1. A fuel injector comprising:

a pressure chamber coupled to a first fuel path, a second fuel path, and a third fuel path,

the first fuel path extending from the pressure chamber to a fuel sump and having a first head loss value,

the second fuel path extending from the pressure chamber to the fuel sump and having a second head loss value greater than the first head loss value, and

the third fuel path extending from the pressure chamber to a nozzle tip of the injector and having a third head loss value greater than the first head loss value.

2. The fuel injector of claim 1, wherein the first fuel path includes a controllable first valve assembly configured to selectively block and unblock the first fuel path.

3. The fuel injector of claim 2, wherein the second fuel path includes a controllable second valve assembly configured to selectively block and unblock the second fuel path.

4. The fuel injector of claim 3, wherein the first and second valve assemblies are controlled by an electronic control module.

5. The fuel injector of claim 4, wherein the first and second valve assemblies are moved between a first and second position upon energization of a solenoid.

6. The fuel injector of claim 1, wherein the second and third head loss values are approximately equal.

7. The fuel injector of claim 1, wherein a size of the pressure chamber is reduced by movement of a mechanically driven plunger.

8. A method for varying an injection rate of a fuel injector, comprising:

forcing a portion of fuel located in a pressure chamber of the fuel injector to travel along a first fuel passage to exit a nozzle tip of the fuel injector; and

selectively allowing a portion of fuel located in the pressure chamber to travel along a second fuel passage and exiting the fuel injector at the same time the fuel is exiting the nozzle tip.

9. The method according to claim 8, wherein the fuel injector is mechanically driven.

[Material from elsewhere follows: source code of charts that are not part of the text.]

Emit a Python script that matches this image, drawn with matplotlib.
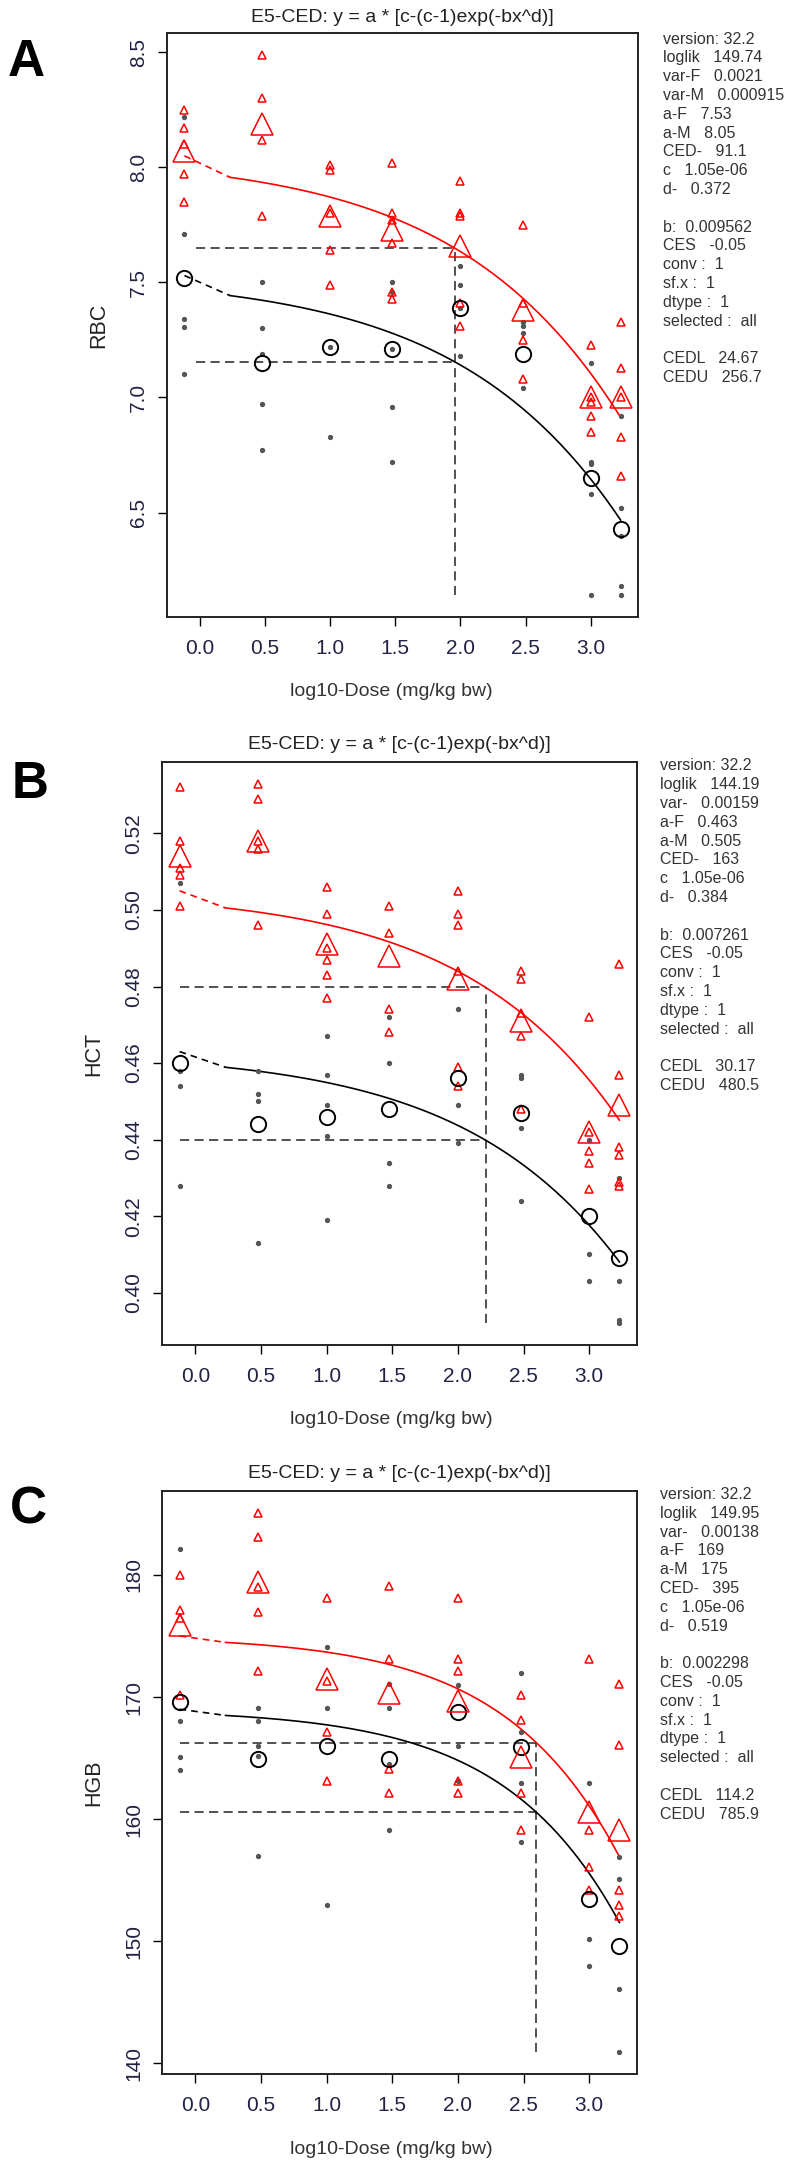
import numpy as np
import matplotlib.pyplot as plt

plt.rcParams['font.family'] = ['Liberation Sans', 'DejaVu Sans']

W, H = 796, 2165

# log10 dose of the 8 groups (first one = control)
dose_x = [-0.12, 0.477, 1.0, 1.477, 2.0, 2.477, 3.0, 3.23]
x_ticks = [0.0, 0.5, 1.0, 1.5, 2.0, 2.5, 3.0]

# --- RBC (A) ---
rbc_m_pts = [[8.25, 8.17, 8.10, 7.97, 7.85],
             [8.49, 8.30, 8.12, 7.79],
             [8.01, 7.99, 7.80, 7.64, 7.49],
             [8.02, 7.80, 7.77, 7.67, 7.46, 7.43],
             [7.94, 7.80, 7.79, 7.41, 7.31],
             [7.75, 7.41, 7.25, 7.08],
             [7.23, 7.00, 6.98, 6.92, 6.85],
             [7.33, 7.13, 7.00, 6.83, 6.66]]
rbc_m_mean = [8.07, 8.19, 7.79, 7.73, 7.66, 7.38, 7.00, 7.00]
rbc_f_pts = [[8.22, 7.71, 7.34, 7.305, 7.10],
             [7.50, 7.30, 7.19, 6.97, 6.77],
             [7.22, 6.83],
             [7.50, 7.46, 7.21, 6.96, 6.72],
             [7.57, 7.49, 7.39, 7.18],
             [7.33, 7.31, 7.28, 7.04],
             [7.15, 6.72, 6.71, 6.58, 6.14],
             [6.92, 6.52, 6.40, 6.18, 6.14]]
rbc_f_mean = [7.52, 7.15, 7.22, 7.21, 7.39, 7.19, 6.65, 6.43]
rbc_par = [7.53, 8.05, 0.009562, 1.05e-06, 0.372, 91.1]   # a-F, a-M, b, c, d, CED
rbc_yticks = [6.5, 7.0, 7.5, 8.0, 8.5]
rbc_info = ["version: 32.2", "loglik   149.74", "var-F   0.0021", "var-M   0.000915",
            "a-F   7.53", "a-M   8.05", "CED-   91.1", "c   1.05e-06", "d-   0.372", "",
            "b:  0.009562", "CES   -0.05", "conv :  1", "sf.x :  1", "dtype :  1",
            "selected :  all", "", "CEDL   24.67", "CEDU   256.7"]

# --- HCT (B) ---
hct_m_pts = [[0.532, 0.518, 0.511, 0.509, 0.501],
             [0.533, 0.529, 0.518, 0.516, 0.496],
             [0.506, 0.499, 0.490, 0.487, 0.483, 0.477],
             [0.501, 0.494, 0.474, 0.468],
             [0.505, 0.499, 0.496, 0.484, 0.459, 0.454],
             [0.484, 0.482, 0.473, 0.467, 0.448],
             [0.472, 0.442, 0.437, 0.434, 0.427],
             [0.486, 0.457, 0.438, 0.436, 0.429, 0.428]]
hct_m_mean = [0.514, 0.518, 0.491, 0.488, 0.482, 0.471, 0.442, 0.449]
hct_f_pts = [[0.507, 0.458, 0.454, 0.428],
             [0.458, 0.452, 0.450, 0.413],
             [0.467, 0.457, 0.449, 0.441, 0.419],
             [0.472, 0.460, 0.434, 0.428],
             [0.474, 0.449, 0.439],
             [0.457, 0.456, 0.443, 0.424],
             [0.440, 0.410, 0.403],
             [0.430, 0.403, 0.393, 0.392]]
hct_f_mean = [0.460, 0.444, 0.446, 0.448, 0.456, 0.447, 0.420, 0.409]
hct_par = [0.463, 0.505, 0.007261, 1.05e-06, 0.384, 163]
hct_yticks = [0.40, 0.42, 0.44, 0.46, 0.48, 0.50, 0.52]
hct_info = ["version: 32.2", "loglik   144.19", "var-   0.00159", "a-F   0.463",
            "a-M   0.505", "CED-   163", "c   1.05e-06", "d-   0.384", "",
            "b:  0.007261", "CES   -0.05", "conv :  1", "sf.x :  1", "dtype :  1",
            "selected :  all", "", "CEDL   30.17", "CEDU   480.5"]

# --- HGB (C) ---
hgb_m_pts = [[180.0, 177.1, 176.5, 170.2],
             [185.1, 183.1, 179.0, 177.0, 172.1],
             [178.1, 171.3, 167.1, 163.1],
             [179.1, 173.1, 164.1, 162.1],
             [178.1, 173.1, 172.1, 163.1, 162.1],
             [170.2, 168.1, 162.1, 159.1],
             [173.1, 159.1, 156.1, 154.2],
             [171.1, 166.1, 154.2, 153.0, 152.1]]
hgb_m_mean = [175.9, 179.4, 171.5, 170.3, 169.7, 165.1, 160.6, 159.1]
hgb_f_pts = [[182.1, 168.0, 165.1, 164.0],
             [169.1, 168.0, 166.0, 165.2, 157.0],
             [174.1, 169.1, 153.0],
             [171.1, 169.1, 164.5, 159.1],
             [171.0, 166.0, 163.1],
             [172.0, 167.1, 163.0, 158.1],
             [163.0, 150.2, 148.0],
             [156.9, 155.1, 146.1, 140.9]]
hgb_f_mean = [169.6, 164.9, 166.0, 164.9, 168.8, 165.9, 153.5, 149.6]
hgb_par = [169, 175, 0.002298, 1.05e-06, 0.519, 395]
hgb_yticks = [140, 150, 160, 170, 180]
hgb_info = ["version: 32.2", "loglik   149.95", "var-   0.00138", "a-F   169",
            "a-M   175", "CED-   395", "c   1.05e-06", "d-   0.519", "",
            "b:  0.002298", "CES   -0.05", "conv :  1", "sf.x :  1", "dtype :  1",
            "selected :  all", "", "CEDL   114.2", "CEDU   785.9"]

ces = -0.05
title = "E5-CED: y = a * [c-(c-1)exp(-bx^d)]"
xlab = "log10-Dose (mg/kg bw)"


def e5(dose, a, b, c, d):
    return a * (c - (c - 1) * np.exp(-b * dose ** d))


def fx(px):
    return px / W


def fy(py):
    return 1 - py / H


fig = plt.figure(figsize=(W / 100, H / 100), dpi=100)

panels = [
    dict(letter="A", ylab="RBC", m=rbc_m_pts, mm=rbc_m_mean, f=rbc_f_pts, fm=rbc_f_mean,
         par=rbc_par, yt=rbc_yticks, fmt="%.1f", info=rbc_info,
         box=(167, 638, 33, 617), tit_y=17, lab=(8, 63), ylab_x=99, info_xy=(663, 39), x0=-0.03),
    dict(letter="B", ylab="HCT", m=hct_m_pts, mm=hct_m_mean, f=hct_f_pts, fm=hct_f_mean,
         par=hct_par, yt=hct_yticks, fmt="%.2f", info=hct_info,
         box=(162, 637, 762, 1345), tit_y=745, lab=(12, 784), ylab_x=94, info_xy=(660, 766), x0=-0.12),
    dict(letter="C", ylab="HGB", m=hgb_m_pts, mm=hgb_m_mean, f=hgb_f_pts, fm=hgb_f_mean,
         par=hgb_par, yt=hgb_yticks, fmt="%d", info=hgb_info,
         box=(162, 637, 1491, 2074), tit_y=1473, lab=(10, 1510), ylab_x=94, info_xy=(660, 1494.5), x0=-0.12),
]

for p in panels:
    l, r, t, b = p["box"]
    ax = fig.add_axes([fx(l), fy(b), fx(r) - fx(l), (b - t) / H])
    aF, aM, bb, cc, dd, ced = p["par"]

    # individual animals
    for i, x in enumerate(dose_x):
        ax.plot([x] * len(p["f"][i]), p["f"][i], 'o', ms=2.8, color='#555555', zorder=3)
        ax.plot([x] * len(p["m"][i]), p["m"][i], '^', ms=5.5, mfc='none', mec='red', mew=1.1, zorder=3)
    # group means
    ax.plot(dose_x, p["fm"], 'o', ms=11, mfc='none', mec='black', mew=1.4, ls='none', zorder=4)
    ax.plot(dose_x, p["mm"], '^', ms=16, mfc='none', mec='red', mew=1.1, ls='none', zorder=4)

    # fitted curves
    x_first = 0.23
    xc = np.linspace(x_first, dose_x[-1], 300)
    for a, col in [(aM, 'red'), (aF, 'black')]:
        yc = e5(10 ** xc, a, bb, cc, dd)
        ax.plot(xc, yc, color=col, lw=1.2, zorder=2)
        ax.plot([dose_x[0], x_first], [a, yc[0]], color=col, lw=1.2, ls=(0, (4, 3)), zorder=2)

    # CED lines
    all_y = [v for g in p["m"] + p["f"] for v in g] + p["mm"] + p["fm"]
    xced = np.log10(ced)
    for a in (aM, aF):
        ax.plot([p["x0"], xced], [a * (1 + ces)] * 2, color='#222222', lw=1.1, ls=(0, (6, 3.5)), zorder=1)
    ax.plot([xced, xced], [min(all_y), aM * (1 + ces)], color='#222222', lw=1.1, ls=(0, (6, 3.5)), zorder=1)

    # R-style 4% axis extension
    xr = dose_x[-1] - dose_x[0]
    ax.set_xlim(dose_x[0] - 0.04 * xr, dose_x[-1] + 0.04 * xr)
    yr = max(all_y) - min(all_y)
    ax.set_ylim(min(all_y) - 0.04 * yr, max(all_y) + 0.04 * yr)

    ax.set_xticks(x_ticks, ["%.1f" % v for v in x_ticks], fontsize=15, color='#222244')
    ax.set_yticks(p["yt"], [p["fmt"] % v for v in p["yt"]], fontsize=15, color='#222244',
                  rotation=90, va='center')
    ax.tick_params(axis='x', length=6.5, width=1.0, pad=9)
    ax.tick_params(axis='y', length=6.5, width=1.0, pad=7)
    for s in ax.spines.values():
        s.set_linewidth(1.4)
        s.set_color('#222222')

    fig.text(fx((l + r) / 2), fy(p["tit_y"]), title, ha='center', va='center', fontsize=14, color='#222222')
    fig.text(fx(391), fy(b + 75), xlab, ha='center', va='center', fontsize=14, color='#333333')
    fig.text(fx(p["ylab_x"]), fy((t + b) / 2), p["ylab"], ha='center', va='center',
             rotation=90, fontsize=15.5, color='#222222')
    fig.text(fx(p["lab"][0]), fy(p["lab"][1]), p["letter"], ha='left', va='center',
             fontsize=37, fontweight='bold', color='black')

    ix, iy = p["info_xy"]
    for k, line in enumerate(p["info"]):
        if line:
            fig.text(fx(ix), fy(iy + 18.8 * k), line, ha='left', va='center', fontsize=11.5, color='#333333')

fig.savefig('out.png', dpi=100)
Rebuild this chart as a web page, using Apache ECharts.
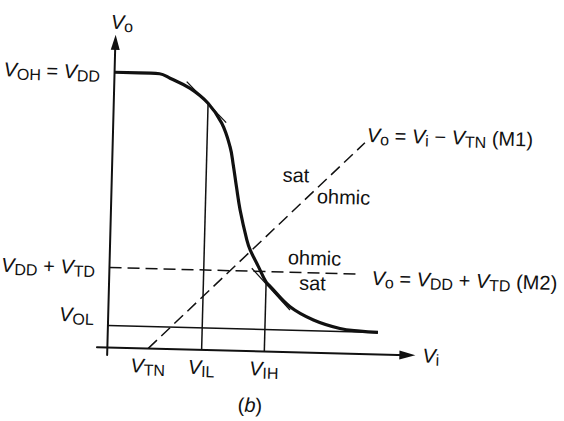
<!DOCTYPE html>
<html>
<head>
<meta charset="utf-8">
<script src="https://cdn.jsdelivr.net/npm/echarts@6/dist/echarts.min.js"></script>
<style>
  html, body { margin: 0; padding: 0; background: #fff; overflow: hidden; }
  /* the printed figure sits slightly skewed on the page */
  #chart { width: 564px; height: 421px; transform: rotate(1.5deg); transform-origin: 282px 210.5px; }
</style>
</head>
<body>
<div id="chart"></div>
<script>
// Characteristic levels of the inverter (arbitrary voltage units)
const V_TN = 1.36;
const V_IL = 3.14;
const V_IH = 5.23;
const V_OH = 9.17;
const V_OL = 0.73;
const V_DD_TD = 2.66;

// Voltage transfer characteristic Vo(Vi)
const vtcIn  = [0, 1.2, 1.5, 1.85, 2.53, 3.14, 3.61, 3.91, 4.03, 4.16, 4.30, 4.55, 4.67, 4.96, 5.23, 5.36, 6.05, 6.84, 7.73, 8.40, 9.00];
const vtcOut = [9.17, 9.17, 9.16, 9.02, 8.70, 8.22, 7.57, 6.79, 6.20, 5.45, 4.69, 3.70, 3.37, 2.82, 2.31, 2.18, 1.51, 1.09, 0.83, 0.76, 0.73];

// Output where the V_IL / V_IH drop lines meet the curve
const vilOut = 8.22;
const vihOut = 2.31;

// Unity-slope tangents at V_IL and V_IH
const tanIL = [[2.41, 8.92], [3.76, 7.59]];
const tanIH = [[4.74, 2.76], [6.05, 1.40]];

// Region boundaries: Vo = Vi - V_TN (M1) and Vo = V_DD + V_TD (M2)
const m1End = [8.40, 7.04];
const m2End = 8.25;
const volEnd = 9.00;

// Tick labels
const xTicks = [V_TN, V_IL, V_IH];
const xTickLabels = ['{v|V}{s|TN}', '{v|V}{s|IL}', '{v|V}{s|IH}'];
const yTicks = [V_OL, V_DD_TD, V_OH];
const yTickLabels = ['{vr|V}{sr|OL}', '{v|V}{s|DD}{t| + }{v|V}{s|TD}', '{v|V}{s|OH}{t| = }{v|V}{s|DD}'];

// Axis extents (arrow heads extend past max)
const X_MIN = -0.35, X_MAX = 10.0;
const Y_MIN = -0.26, Y_MAX = 10.17;

// Layout: pixel position of the origin and pixels per unit
const ORIGIN = [111.1, 351.8];
const UNIT = 30;

const TILT = 1.5 * Math.PI / 180;
const CX = 282, CY = 210.5;
// page point -> point on the (rotated) chart canvas
function onCanvas(x, y) {
  const c = Math.cos(TILT), s = Math.sin(TILT);
  const dx = x - CX, dy = y - CY;
  return [CX + dx * c + dy * s, CY - dx * s + dy * c];
}

const FONT = "'Liberation Sans', Arial, Helvetica, sans-serif";
const INK = '#111';
const rich = {
  v:  { fontFamily: FONT, fontSize: 20, fontStyle: 'italic', color: INK, verticalAlign: 'middle' },
  s:  { fontFamily: FONT, fontSize: 16, color: INK, padding: [9, 0, 0, 0], verticalAlign: 'middle' },
  t:  { fontFamily: FONT, fontSize: 20, color: INK, verticalAlign: 'middle' },
  i:  { fontFamily: FONT, fontSize: 20, fontStyle: 'italic', color: INK, verticalAlign: 'middle' },
  vr: { fontFamily: FONT, fontSize: 20, fontStyle: 'italic', color: INK, padding: [0, 0, 20, 0], verticalAlign: 'middle' },
  sr: { fontFamily: FONT, fontSize: 16, color: INK, padding: [9, 0, 20, 0], verticalAlign: 'middle' }
};

function plainText(px, py, text) {
  const p = onCanvas(px, py);
  return {
    type: 'text', x: p[0], y: p[1], silent: true,
    style: { text: text, fill: INK, font: '20px ' + FONT, textAlign: 'center', textVerticalAlign: 'middle' }
  };
}
function richText(px, py, text, align) {
  const p = onCanvas(px, py);
  return {
    type: 'text', x: p[0], y: p[1], silent: true,
    style: { text: text, rich: rich, fill: INK, font: '20px ' + FONT, textAlign: align, textVerticalAlign: 'middle' }
  };
}

function segment(points, width, dashed, z) {
  return {
    type: 'line', data: points, symbol: 'none', silent: true, z: z || 2,
    lineStyle: { color: INK, width: width, type: dashed ? [12, 6] : 'solid', cap: 'butt' }
  };
}

const chart = echarts.init(document.getElementById('chart'), null, { renderer: 'svg' });
chart.setOption({
  animation: false,
  backgroundColor: '#fff',
  grid: {
    left: ORIGIN[0] + X_MIN * UNIT,
    top: ORIGIN[1] - Y_MAX * UNIT,
    width: (X_MAX - X_MIN) * UNIT,
    height: (Y_MAX - Y_MIN) * UNIT,
    containLabel: false,
    outerBoundsMode: 'none'
  },
  xAxis: {
    type: 'value', min: X_MIN, max: X_MAX,
    axisLine: { onZero: true, symbol: ['none', 'triangle'], symbolSize: [9, 16], lineStyle: { color: INK, width: 2 } },
    axisTick: { show: false },
    splitLine: { show: false },
    axisLabel: {
      customValues: xTicks, margin: -3, rich: rich,
      formatter: function (v) { return xTickLabels[xTicks.indexOf(v)]; }
    },
    name: '{v|V}{s|i}', nameLocation: 'end', nameGap: 15,
    nameTextStyle: { rich: rich }
  },
  yAxis: {
    type: 'value', min: Y_MIN, max: Y_MAX,
    axisLine: { onZero: true, symbol: ['none', 'triangle'], symbolSize: [9, 15], lineStyle: { color: INK, width: 2 } },
    axisTick: { show: false },
    splitLine: { show: false },
    axisLabel: {
      customValues: yTicks, margin: 4, rich: rich,
      formatter: function (v) { return yTickLabels[yTicks.indexOf(v)]; }
    },
    name: '{v|V}{s|o}', nameLocation: 'end', nameGap: 8,
    nameTextStyle: { rich: rich, padding: [0, 0, 0, 12] }
  },
  series: [
    segment([[0, V_OL], [volEnd, V_OL]], 1.5),
    segment([[V_IL, 0], [V_IL, vilOut]], 1.5),
    segment([[V_IH, 0], [V_IH, vihOut]], 1.5),
    segment(tanIL, 1.3),
    segment(tanIH, 1.3),
    segment([[V_TN, 0], m1End], 1.5, true),
    segment([[0, V_DD_TD], [m2End, V_DD_TD]], 1.5, true),
    {
      type: 'line', z: 5, silent: true, symbol: 'none', smooth: 0.4,
      data: vtcIn.map(function (x, k) { return [x, vtcOut[k]]; }),
      lineStyle: { color: INK, width: 3.2 }
    }
  ],
  graphic: [
    richText(367, 135, '{v|V}{s|o}{t| = }{v|V}{s|i}{t| − }{v|V}{s|TN}{t| (M1)}', 'left'),
    richText(371.7, 278, '{v|V}{s|o}{t| = }{v|V}{s|DD}{t| + }{v|V}{s|TD}{t| (M2)}', 'left'),
    plainText(296, 175, 'sat'),
    plainText(343.5, 197, 'ohmic'),
    plainText(314.5, 258, 'ohmic'),
    plainText(312.5, 283, 'sat'),
    richText(250, 405, '{t|(}{i|b}{t|)}', 'center')
  ]
});
</script>
</body>
</html>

10. The method according to claim 8, wherein said step of selectively allowing fuel to travel along the second fuel passage includes selectively allowing fuel to flow through a valve assembly located in the second fuel passage.

11. The method according to claim 10, further including selectively controlling flow through a third fuel passage so that fuel flows only from the pressure chamber to a fuel sump.

12. A fuel system for an internal combustion engine, comprising:

a fuel sump; and

at least one fuel supply line connecting the fuel sump to at least one mechanically driven fuel injector,

each at least one fuel injector including a pressure chamber coupled to at least a first fuel path, a second fuel path, and a third fuel path,

the first fuel path extending from the pressure chamber to a fuel sump and having a first head loss value and a first valve assembly selectively blocking and unblocking the first fuel path,

the second fuel path extending from the pressure chamber to a fuel sump and having a second head loss value greater than the first head loss value and a second valve assembly selectively blocking and unblocking the second fuel path, and

the third fuel path extending from the pressure chamber to a nozzle tip of the injector and having a third head loss value greater than the first head loss value.

13. The fuel injector of claim 12, wherein the first and second valve assemblies are controlled by an electronic control module.

14. The fuel injector of claim 13, wherein the first and second valve assemblies are moved between a first and second position upon energization of a solenoid.

15. The fuel injector of claim 12, wherein the second and third head loss values are approximately equal.